What is being asked:
Copy nothing but the text: reproduce each line of the listing exactly and leave the pictures out.

Given material:
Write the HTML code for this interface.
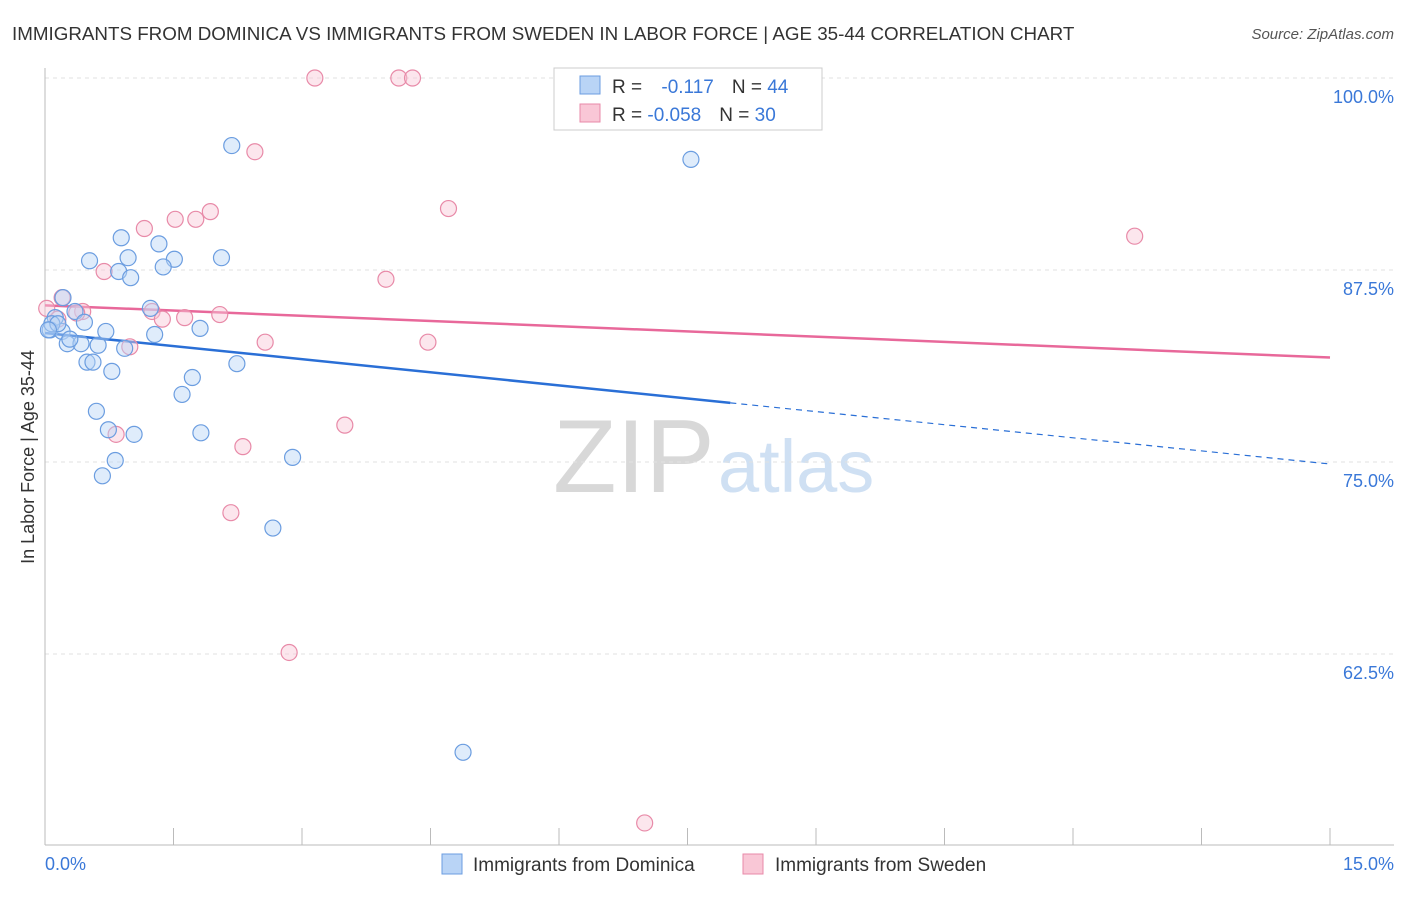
<!DOCTYPE html>
<html><head><meta charset="utf-8"><style>
body{margin:0;background:#fff;font-family:"Liberation Sans",sans-serif;}
svg text{font-family:"Liberation Sans",sans-serif;}
</style></head><body>
<svg id="chart" width="1406" height="892">
<text x="12" y="40" font-size="18.8" fill="#333">IMMIGRANTS FROM DOMINICA VS IMMIGRANTS FROM SWEDEN IN LABOR FORCE | AGE 35-44 CORRELATION CHART</text>
<text x="1394" y="39" font-size="15" fill="#555" font-style="italic" text-anchor="end">Source: ZipAtlas.com</text>
<text x="553" y="492" font-size="104" fill="#d8d8d8" font-family="Liberation Serif">ZIP</text>
<text x="718" y="492" font-size="74" fill="#cfe0f3">atlas</text>
<g id="grid"></g><g id="axes"></g><g id="trend"></g><g id="pts"></g>
<g>
<rect x="554" y="68" width="268" height="62" fill="#fff" stroke="#ccc"/>
<rect x="580" y="76" width="20" height="18" fill="#b9d4f6" stroke="#6b9de0"/>
<rect x="580" y="104" width="20" height="18" fill="#f9c7d6" stroke="#e88aa8"/>
<text x="612" y="93" font-size="19" fill="#333">R = <tspan fill="#3a78d8" dx="14">-0.117</tspan><tspan dx="18" fill="#333">N = </tspan><tspan fill="#3a78d8">44</tspan></text>
<text x="612" y="121" font-size="19" fill="#333">R = <tspan fill="#3a78d8">-0.058</tspan><tspan dx="18" fill="#333">N = </tspan><tspan fill="#3a78d8">30</tspan></text>
</g>
<g>
<rect x="442" y="854" width="20" height="20" fill="#b9d4f6" stroke="#6b9de0"/>
<text x="473" y="871" font-size="19" fill="#333">Immigrants from Dominica</text>
<rect x="743" y="854" width="20" height="20" fill="#f9c7d6" stroke="#e88aa8"/>
<text x="775" y="871" font-size="19" fill="#333">Immigrants from Sweden</text>
</g>
<text x="45" y="870" font-size="18" fill="#3a78d8">0.0%</text>
<text x="1394" y="870" font-size="18" fill="#3a78d8" text-anchor="end">15.0%</text>
<text transform="translate(34,457) rotate(-90)" font-size="18" fill="#333" text-anchor="middle">In Labor Force | Age 35-44</text>
</svg>
<script>
const yTicks=[100,87.5,75,62.5];
const yTickLabels=["100.0%","87.5%","75.0%","62.5%"];
const xTicks=[0,1.5,3,4.5,6,7.5,9,10.5,12,13.5,15];
const domX=[2.18,7.54,0.89,1.33,0.52,0.97,1.51,2.06,1.38,0.86,1.00,0.21,1.23,0.35,0.12,0.46,0.06,0.20,0.71,1.28,1.81,0.26,0.42,0.62,0.93,0.49,0.56,0.78,2.24,1.72,1.60,0.60,0.74,1.04,1.82,0.82,2.89,0.67,2.66,4.88,0.08,0.15,0.04,0.29];
const domY=[95.6,94.7,89.6,89.2,88.1,88.3,88.2,88.3,87.7,87.4,87.0,85.7,85.0,84.8,84.4,84.1,83.6,83.5,83.5,83.3,83.7,82.7,82.7,82.6,82.4,81.5,81.5,80.9,81.4,80.5,79.4,78.3,77.1,76.8,76.9,75.1,75.3,74.1,70.7,56.1,84.0,84.0,83.6,83.0];
const swX=[3.15,4.13,4.29,2.45,4.71,1.93,1.52,1.76,1.16,12.72,0.69,3.98,0.20,0.02,0.44,0.37,1.25,1.63,1.37,2.04,0.15,2.57,4.47,0.99,3.50,0.83,2.31,2.17,2.85,7.00];
const swY=[100,100,100,95.2,91.5,91.3,90.8,90.8,90.2,89.7,87.4,86.9,85.7,85.0,84.8,84.7,84.8,84.4,84.3,84.6,84.3,82.8,82.8,82.5,77.4,76.8,76.0,71.7,62.6,51.5];
const trendDom=[83.4,74.87], trendSw=[85.2,81.8], domSolidEnd=8.0;
const X=v=>45+v/15*1285, Y=v=>78+(100-v)*15.36;
const NS="http://www.w3.org/2000/svg";
function mk(t,a,p){const e=document.createElementNS(NS,t);for(const k in a)e.setAttribute(k,a[k]);document.getElementById(p).appendChild(e);return e;}
yTicks.forEach((t,i)=>{
 const l=mk('line',{x1:45,x2:1394,y1:Y(t),y2:Y(t),stroke:'#e2e2e2','stroke-dasharray':'4,4'},'grid');
 
 
 const tx=mk('text',{x:1394,y:Y(t)+25,'font-size':18,fill:'#3a78d8','text-anchor':'end'},'grid');
 tx.textContent=yTickLabels[i];
 
 
});
const xa=mk('line',{x1:45,x2:1394,y1:845,y2:845,stroke:'#bbb'},'axes');


const ya=mk('line',{x1:45,x2:45,y1:68,y2:845,stroke:'#bbb'},'axes');


xTicks.forEach(t=>{const l=mk('line',{x1:X(t),x2:X(t),y1:828,y2:845,stroke:'#bbb'},'axes');
 
 });
function pt(x,y,c,s,n){const e=mk('circle',{cx:X(x),cy:Y(y),r:8,fill:c,'fill-opacity':0.45,stroke:s,'stroke-width':1.2},'pts');
 
 }
swX.forEach((x,i)=>pt(x,swY[i],'#f9c7d6','#e88aa8','sweden-point'));
domX.forEach((x,i)=>pt(x,domY[i],'#b9d4f6','#6b9de0','dominica-point'));
const lin=(a,x)=>a[0]+(a[1]-a[0])*x/15;
let e=mk('line',{x1:X(0),y1:Y(lin(trendSw,0)),x2:X(15),y2:Y(lin(trendSw,15)),stroke:'#e8689a','stroke-width':2.5},'trend');


e=mk('line',{x1:X(0),y1:Y(lin(trendDom,0)),x2:X(domSolidEnd),y2:Y(lin(trendDom,domSolidEnd)),stroke:'#2a6fd6','stroke-width':2.5},'trend');


e=mk('line',{x1:X(domSolidEnd),y1:Y(lin(trendDom,domSolidEnd)),x2:X(15),y2:Y(lin(trendDom,15)),stroke:'#2a6fd6','stroke-width':1.2,'stroke-dasharray':'6,5'},'trend');


</script>
</body></html>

Solution:
Write the HTML code for this interface.
<!DOCTYPE html>
<html><head><meta charset="utf-8"><style>
body{margin:0;background:#fff;font-family:"Liberation Sans",sans-serif;}
svg text{font-family:"Liberation Sans",sans-serif;}
</style></head><body>
<svg id="chart" width="1406" height="892">
<text x="12" y="40" font-size="18.8" fill="#333">IMMIGRANTS FROM DOMINICA VS IMMIGRANTS FROM SWEDEN IN LABOR FORCE | AGE 35-44 CORRELATION CHART</text>
<text x="1394" y="39" font-size="15" fill="#555" font-style="italic" text-anchor="end">Source: ZipAtlas.com</text>
<text x="553" y="492" font-size="104" fill="#d8d8d8" font-family="Liberation Serif">ZIP</text>
<text x="718" y="492" font-size="74" fill="#cfe0f3">atlas</text>
<g id="grid"></g><g id="axes"></g><g id="trend"></g><g id="pts"></g>
<g>
<rect x="554" y="68" width="268" height="62" fill="#fff" stroke="#ccc"/>
<rect x="580" y="76" width="20" height="18" fill="#b9d4f6" stroke="#6b9de0"/>
<rect x="580" y="104" width="20" height="18" fill="#f9c7d6" stroke="#e88aa8"/>
<text x="612" y="93" font-size="19" fill="#333">R = <tspan fill="#3a78d8" dx="14">-0.117</tspan><tspan dx="18" fill="#333">N = </tspan><tspan fill="#3a78d8">44</tspan></text>
<text x="612" y="121" font-size="19" fill="#333">R = <tspan fill="#3a78d8">-0.058</tspan><tspan dx="18" fill="#333">N = </tspan><tspan fill="#3a78d8">30</tspan></text>
</g>
<g>
<rect x="442" y="854" width="20" height="20" fill="#b9d4f6" stroke="#6b9de0"/>
<text x="473" y="871" font-size="19" fill="#333">Immigrants from Dominica</text>
<rect x="743" y="854" width="20" height="20" fill="#f9c7d6" stroke="#e88aa8"/>
<text x="775" y="871" font-size="19" fill="#333">Immigrants from Sweden</text>
</g>
<text x="45" y="870" font-size="18" fill="#3a78d8">0.0%</text>
<text x="1394" y="870" font-size="18" fill="#3a78d8" text-anchor="end">15.0%</text>
<text transform="translate(34,457) rotate(-90)" font-size="18" fill="#333" text-anchor="middle">In Labor Force | Age 35-44</text>
</svg>
<script>
const yTicks=[100,87.5,75,62.5];
const yTickLabels=["100.0%","87.5%","75.0%","62.5%"];
const xTicks=[0,1.5,3,4.5,6,7.5,9,10.5,12,13.5,15];
const domX=[2.18,7.54,0.89,1.33,0.52,0.97,1.51,2.06,1.38,0.86,1.00,0.21,1.23,0.35,0.12,0.46,0.06,0.20,0.71,1.28,1.81,0.26,0.42,0.62,0.93,0.49,0.56,0.78,2.24,1.72,1.60,0.60,0.74,1.04,1.82,0.82,2.89,0.67,2.66,4.88,0.08,0.15,0.04,0.29];
const domY=[95.6,94.7,89.6,89.2,88.1,88.3,88.2,88.3,87.7,87.4,87.0,85.7,85.0,84.8,84.4,84.1,83.6,83.5,83.5,83.3,83.7,82.7,82.7,82.6,82.4,81.5,81.5,80.9,81.4,80.5,79.4,78.3,77.1,76.8,76.9,75.1,75.3,74.1,70.7,56.1,84.0,84.0,83.6,83.0];
const swX=[3.15,4.13,4.29,2.45,4.71,1.93,1.52,1.76,1.16,12.72,0.69,3.98,0.20,0.02,0.44,0.37,1.25,1.63,1.37,2.04,0.15,2.57,4.47,0.99,3.50,0.83,2.31,2.17,2.85,7.00];
const swY=[100,100,100,95.2,91.5,91.3,90.8,90.8,90.2,89.7,87.4,86.9,85.7,85.0,84.8,84.7,84.8,84.4,84.3,84.6,84.3,82.8,82.8,82.5,77.4,76.8,76.0,71.7,62.6,51.5];
const trendDom=[83.4,74.87], trendSw=[85.2,81.8], domSolidEnd=8.0;
const X=v=>45+v/15*1285, Y=v=>78+(100-v)*15.36;
const NS="http://www.w3.org/2000/svg";
function mk(t,a,p){const e=document.createElementNS(NS,t);for(const k in a)e.setAttribute(k,a[k]);document.getElementById(p).appendChild(e);return e;}
yTicks.forEach((t,i)=>{
 const l=mk('line',{x1:45,x2:1394,y1:Y(t),y2:Y(t),stroke:'#e2e2e2','stroke-dasharray':'4,4'},'grid');
 
 
 const tx=mk('text',{x:1394,y:Y(t)+25,'font-size':18,fill:'#3a78d8','text-anchor':'end'},'grid');
 tx.textContent=yTickLabels[i];
 
 
});
const xa=mk('line',{x1:45,x2:1394,y1:845,y2:845,stroke:'#bbb'},'axes');


const ya=mk('line',{x1:45,x2:45,y1:68,y2:845,stroke:'#bbb'},'axes');


xTicks.forEach(t=>{const l=mk('line',{x1:X(t),x2:X(t),y1:828,y2:845,stroke:'#bbb'},'axes');
 
 });
function pt(x,y,c,s,n){const e=mk('circle',{cx:X(x),cy:Y(y),r:8,fill:c,'fill-opacity':0.45,stroke:s,'stroke-width':1.2},'pts');
 
 }
swX.forEach((x,i)=>pt(x,swY[i],'#f9c7d6','#e88aa8','sweden-point'));
domX.forEach((x,i)=>pt(x,domY[i],'#b9d4f6','#6b9de0','dominica-point'));
const lin=(a,x)=>a[0]+(a[1]-a[0])*x/15;
let e=mk('line',{x1:X(0),y1:Y(lin(trendSw,0)),x2:X(15),y2:Y(lin(trendSw,15)),stroke:'#e8689a','stroke-width':2.5},'trend');


e=mk('line',{x1:X(0),y1:Y(lin(trendDom,0)),x2:X(domSolidEnd),y2:Y(lin(trendDom,domSolidEnd)),stroke:'#2a6fd6','stroke-width':2.5},'trend');


e=mk('line',{x1:X(domSolidEnd),y1:Y(lin(trendDom,domSolidEnd)),x2:X(15),y2:Y(lin(trendDom,15)),stroke:'#2a6fd6','stroke-width':1.2,'stroke-dasharray':'6,5'},'trend');


</script>
</body></html>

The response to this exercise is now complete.